Set task. Leave out the pictures, and retype only the lines from the beginning of the material through the line that contains "const x = d3.scaleLinear().domain([0, 2]).range([45, 635]);", including both.

Data shown.
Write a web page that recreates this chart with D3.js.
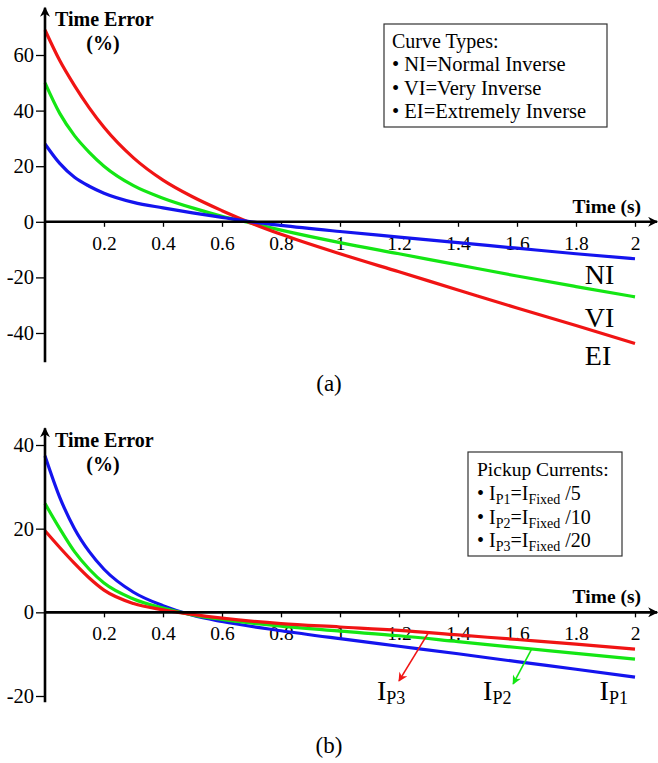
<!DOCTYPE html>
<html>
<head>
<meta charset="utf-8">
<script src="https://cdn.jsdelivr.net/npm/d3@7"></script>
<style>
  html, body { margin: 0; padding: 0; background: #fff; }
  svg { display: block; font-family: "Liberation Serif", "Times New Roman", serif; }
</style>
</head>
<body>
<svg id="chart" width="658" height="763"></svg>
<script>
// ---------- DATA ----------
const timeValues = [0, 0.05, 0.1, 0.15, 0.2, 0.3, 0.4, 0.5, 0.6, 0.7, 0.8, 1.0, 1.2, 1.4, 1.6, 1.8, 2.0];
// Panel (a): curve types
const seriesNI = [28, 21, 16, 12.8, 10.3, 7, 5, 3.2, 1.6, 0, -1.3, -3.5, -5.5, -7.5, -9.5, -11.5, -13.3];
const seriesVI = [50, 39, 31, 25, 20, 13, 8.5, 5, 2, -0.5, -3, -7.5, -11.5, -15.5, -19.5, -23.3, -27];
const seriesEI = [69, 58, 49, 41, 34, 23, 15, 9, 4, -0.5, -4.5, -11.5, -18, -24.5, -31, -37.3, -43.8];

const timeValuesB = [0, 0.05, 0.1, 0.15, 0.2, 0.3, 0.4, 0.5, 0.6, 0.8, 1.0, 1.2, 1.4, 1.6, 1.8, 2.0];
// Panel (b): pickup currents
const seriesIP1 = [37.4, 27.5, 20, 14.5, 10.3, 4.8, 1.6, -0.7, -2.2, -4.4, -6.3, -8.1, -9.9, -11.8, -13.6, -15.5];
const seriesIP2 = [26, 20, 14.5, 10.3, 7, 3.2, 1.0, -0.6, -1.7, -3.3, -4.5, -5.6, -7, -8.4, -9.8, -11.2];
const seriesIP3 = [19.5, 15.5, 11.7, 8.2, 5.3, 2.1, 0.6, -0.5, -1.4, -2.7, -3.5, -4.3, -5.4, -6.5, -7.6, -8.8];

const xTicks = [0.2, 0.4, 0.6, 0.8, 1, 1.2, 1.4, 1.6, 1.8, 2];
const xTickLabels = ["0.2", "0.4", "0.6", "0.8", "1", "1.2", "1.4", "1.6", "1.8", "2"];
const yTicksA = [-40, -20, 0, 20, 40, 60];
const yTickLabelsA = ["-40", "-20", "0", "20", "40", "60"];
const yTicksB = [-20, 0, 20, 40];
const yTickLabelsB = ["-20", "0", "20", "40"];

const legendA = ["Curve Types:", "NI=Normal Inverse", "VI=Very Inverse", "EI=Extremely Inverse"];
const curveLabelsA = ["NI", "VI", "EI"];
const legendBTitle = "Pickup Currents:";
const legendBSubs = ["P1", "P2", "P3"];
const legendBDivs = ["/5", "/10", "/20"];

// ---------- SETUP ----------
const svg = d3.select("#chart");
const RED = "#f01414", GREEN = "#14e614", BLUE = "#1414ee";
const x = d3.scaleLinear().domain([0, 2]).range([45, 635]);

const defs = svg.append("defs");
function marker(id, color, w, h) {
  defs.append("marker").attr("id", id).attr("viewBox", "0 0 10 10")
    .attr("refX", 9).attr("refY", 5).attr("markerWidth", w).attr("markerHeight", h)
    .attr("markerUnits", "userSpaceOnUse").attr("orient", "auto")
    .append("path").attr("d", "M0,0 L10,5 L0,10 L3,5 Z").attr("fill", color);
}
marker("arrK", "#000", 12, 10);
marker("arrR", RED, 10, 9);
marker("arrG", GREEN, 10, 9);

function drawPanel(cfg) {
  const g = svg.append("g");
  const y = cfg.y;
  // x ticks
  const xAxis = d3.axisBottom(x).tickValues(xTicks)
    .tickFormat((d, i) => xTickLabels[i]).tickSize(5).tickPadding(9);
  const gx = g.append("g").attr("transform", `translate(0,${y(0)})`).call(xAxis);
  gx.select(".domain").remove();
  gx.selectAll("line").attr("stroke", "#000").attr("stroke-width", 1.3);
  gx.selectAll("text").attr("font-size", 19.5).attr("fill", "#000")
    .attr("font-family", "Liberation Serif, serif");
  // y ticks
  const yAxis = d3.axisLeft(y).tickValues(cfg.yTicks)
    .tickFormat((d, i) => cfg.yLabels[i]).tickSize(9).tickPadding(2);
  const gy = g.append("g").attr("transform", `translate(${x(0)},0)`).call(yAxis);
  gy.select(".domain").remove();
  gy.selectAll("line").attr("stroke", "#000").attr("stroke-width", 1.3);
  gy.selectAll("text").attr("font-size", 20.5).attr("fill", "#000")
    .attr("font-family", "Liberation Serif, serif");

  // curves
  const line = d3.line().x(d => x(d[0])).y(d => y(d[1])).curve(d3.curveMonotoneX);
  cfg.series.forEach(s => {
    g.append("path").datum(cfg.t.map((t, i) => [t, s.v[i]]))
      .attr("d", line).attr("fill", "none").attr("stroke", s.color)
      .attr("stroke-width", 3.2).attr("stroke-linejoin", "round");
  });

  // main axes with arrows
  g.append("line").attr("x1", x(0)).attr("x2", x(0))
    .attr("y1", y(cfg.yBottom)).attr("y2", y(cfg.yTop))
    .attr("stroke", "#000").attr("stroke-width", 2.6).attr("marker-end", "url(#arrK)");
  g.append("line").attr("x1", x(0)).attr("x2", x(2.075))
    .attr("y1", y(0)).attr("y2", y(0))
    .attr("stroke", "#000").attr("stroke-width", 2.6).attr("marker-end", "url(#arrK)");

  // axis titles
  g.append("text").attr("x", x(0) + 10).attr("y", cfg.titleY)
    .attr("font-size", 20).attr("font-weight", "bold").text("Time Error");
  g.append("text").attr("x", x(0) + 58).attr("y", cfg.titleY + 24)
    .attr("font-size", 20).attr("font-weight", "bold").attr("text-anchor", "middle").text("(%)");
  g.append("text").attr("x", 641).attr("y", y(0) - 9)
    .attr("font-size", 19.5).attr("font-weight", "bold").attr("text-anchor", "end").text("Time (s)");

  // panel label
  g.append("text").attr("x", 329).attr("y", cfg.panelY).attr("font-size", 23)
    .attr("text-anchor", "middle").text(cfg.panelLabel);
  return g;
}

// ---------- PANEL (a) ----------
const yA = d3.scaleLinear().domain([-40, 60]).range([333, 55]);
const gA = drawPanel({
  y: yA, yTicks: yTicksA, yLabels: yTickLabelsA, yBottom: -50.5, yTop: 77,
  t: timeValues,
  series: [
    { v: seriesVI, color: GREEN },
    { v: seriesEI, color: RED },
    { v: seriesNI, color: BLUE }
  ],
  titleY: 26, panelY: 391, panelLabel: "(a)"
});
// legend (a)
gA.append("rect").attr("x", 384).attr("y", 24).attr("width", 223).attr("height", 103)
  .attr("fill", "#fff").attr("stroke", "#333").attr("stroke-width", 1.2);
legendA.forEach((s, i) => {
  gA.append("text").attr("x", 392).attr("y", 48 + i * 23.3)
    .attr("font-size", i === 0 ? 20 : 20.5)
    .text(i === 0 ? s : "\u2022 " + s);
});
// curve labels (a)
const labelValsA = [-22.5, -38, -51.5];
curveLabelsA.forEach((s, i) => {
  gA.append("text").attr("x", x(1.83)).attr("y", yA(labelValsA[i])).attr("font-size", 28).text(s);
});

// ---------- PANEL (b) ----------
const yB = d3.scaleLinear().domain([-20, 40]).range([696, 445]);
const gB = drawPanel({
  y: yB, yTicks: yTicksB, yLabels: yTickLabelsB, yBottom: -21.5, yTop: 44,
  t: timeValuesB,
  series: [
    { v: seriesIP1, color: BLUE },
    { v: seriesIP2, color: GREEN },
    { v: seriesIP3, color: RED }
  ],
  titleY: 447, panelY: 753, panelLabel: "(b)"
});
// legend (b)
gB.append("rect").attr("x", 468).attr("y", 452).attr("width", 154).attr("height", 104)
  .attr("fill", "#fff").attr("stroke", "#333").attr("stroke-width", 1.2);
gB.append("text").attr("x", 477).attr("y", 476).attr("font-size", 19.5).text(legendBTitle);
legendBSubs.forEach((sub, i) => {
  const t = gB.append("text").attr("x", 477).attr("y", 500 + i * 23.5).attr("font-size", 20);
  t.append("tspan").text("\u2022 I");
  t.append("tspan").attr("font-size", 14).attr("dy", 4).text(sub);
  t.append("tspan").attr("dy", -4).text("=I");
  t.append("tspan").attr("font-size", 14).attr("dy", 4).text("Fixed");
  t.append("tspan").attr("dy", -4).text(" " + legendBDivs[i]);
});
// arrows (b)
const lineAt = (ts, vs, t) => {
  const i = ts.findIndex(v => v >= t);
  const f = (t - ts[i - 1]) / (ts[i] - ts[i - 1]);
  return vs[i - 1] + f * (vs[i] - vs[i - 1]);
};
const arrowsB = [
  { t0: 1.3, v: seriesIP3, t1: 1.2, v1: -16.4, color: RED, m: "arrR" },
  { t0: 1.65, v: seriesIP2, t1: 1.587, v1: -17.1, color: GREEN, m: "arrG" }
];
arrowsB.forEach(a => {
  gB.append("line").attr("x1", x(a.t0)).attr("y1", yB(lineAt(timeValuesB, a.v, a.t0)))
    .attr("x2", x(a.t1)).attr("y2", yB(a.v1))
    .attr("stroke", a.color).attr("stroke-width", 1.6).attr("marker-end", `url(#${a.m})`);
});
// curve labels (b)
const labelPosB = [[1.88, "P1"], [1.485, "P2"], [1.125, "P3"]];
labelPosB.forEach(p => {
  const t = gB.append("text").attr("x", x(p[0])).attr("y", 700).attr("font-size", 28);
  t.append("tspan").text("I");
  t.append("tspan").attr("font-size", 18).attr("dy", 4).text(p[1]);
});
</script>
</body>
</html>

Problem solution.
Write a web page that recreates this chart with D3.js.
<!DOCTYPE html>
<html>
<head>
<meta charset="utf-8">
<script src="https://cdn.jsdelivr.net/npm/d3@7"></script>
<style>
  html, body { margin: 0; padding: 0; background: #fff; }
  svg { display: block; font-family: "Liberation Serif", "Times New Roman", serif; }
</style>
</head>
<body>
<svg id="chart" width="658" height="763"></svg>
<script>
// ---------- DATA ----------
const timeValues = [0, 0.05, 0.1, 0.15, 0.2, 0.3, 0.4, 0.5, 0.6, 0.7, 0.8, 1.0, 1.2, 1.4, 1.6, 1.8, 2.0];
// Panel (a): curve types
const seriesNI = [28, 21, 16, 12.8, 10.3, 7, 5, 3.2, 1.6, 0, -1.3, -3.5, -5.5, -7.5, -9.5, -11.5, -13.3];
const seriesVI = [50, 39, 31, 25, 20, 13, 8.5, 5, 2, -0.5, -3, -7.5, -11.5, -15.5, -19.5, -23.3, -27];
const seriesEI = [69, 58, 49, 41, 34, 23, 15, 9, 4, -0.5, -4.5, -11.5, -18, -24.5, -31, -37.3, -43.8];

const timeValuesB = [0, 0.05, 0.1, 0.15, 0.2, 0.3, 0.4, 0.5, 0.6, 0.8, 1.0, 1.2, 1.4, 1.6, 1.8, 2.0];
// Panel (b): pickup currents
const seriesIP1 = [37.4, 27.5, 20, 14.5, 10.3, 4.8, 1.6, -0.7, -2.2, -4.4, -6.3, -8.1, -9.9, -11.8, -13.6, -15.5];
const seriesIP2 = [26, 20, 14.5, 10.3, 7, 3.2, 1.0, -0.6, -1.7, -3.3, -4.5, -5.6, -7, -8.4, -9.8, -11.2];
const seriesIP3 = [19.5, 15.5, 11.7, 8.2, 5.3, 2.1, 0.6, -0.5, -1.4, -2.7, -3.5, -4.3, -5.4, -6.5, -7.6, -8.8];

const xTicks = [0.2, 0.4, 0.6, 0.8, 1, 1.2, 1.4, 1.6, 1.8, 2];
const xTickLabels = ["0.2", "0.4", "0.6", "0.8", "1", "1.2", "1.4", "1.6", "1.8", "2"];
const yTicksA = [-40, -20, 0, 20, 40, 60];
const yTickLabelsA = ["-40", "-20", "0", "20", "40", "60"];
const yTicksB = [-20, 0, 20, 40];
const yTickLabelsB = ["-20", "0", "20", "40"];

const legendA = ["Curve Types:", "NI=Normal Inverse", "VI=Very Inverse", "EI=Extremely Inverse"];
const curveLabelsA = ["NI", "VI", "EI"];
const legendBTitle = "Pickup Currents:";
const legendBSubs = ["P1", "P2", "P3"];
const legendBDivs = ["/5", "/10", "/20"];

// ---------- SETUP ----------
const svg = d3.select("#chart");
const RED = "#f01414", GREEN = "#14e614", BLUE = "#1414ee";
const x = d3.scaleLinear().domain([0, 2]).range([45, 635]);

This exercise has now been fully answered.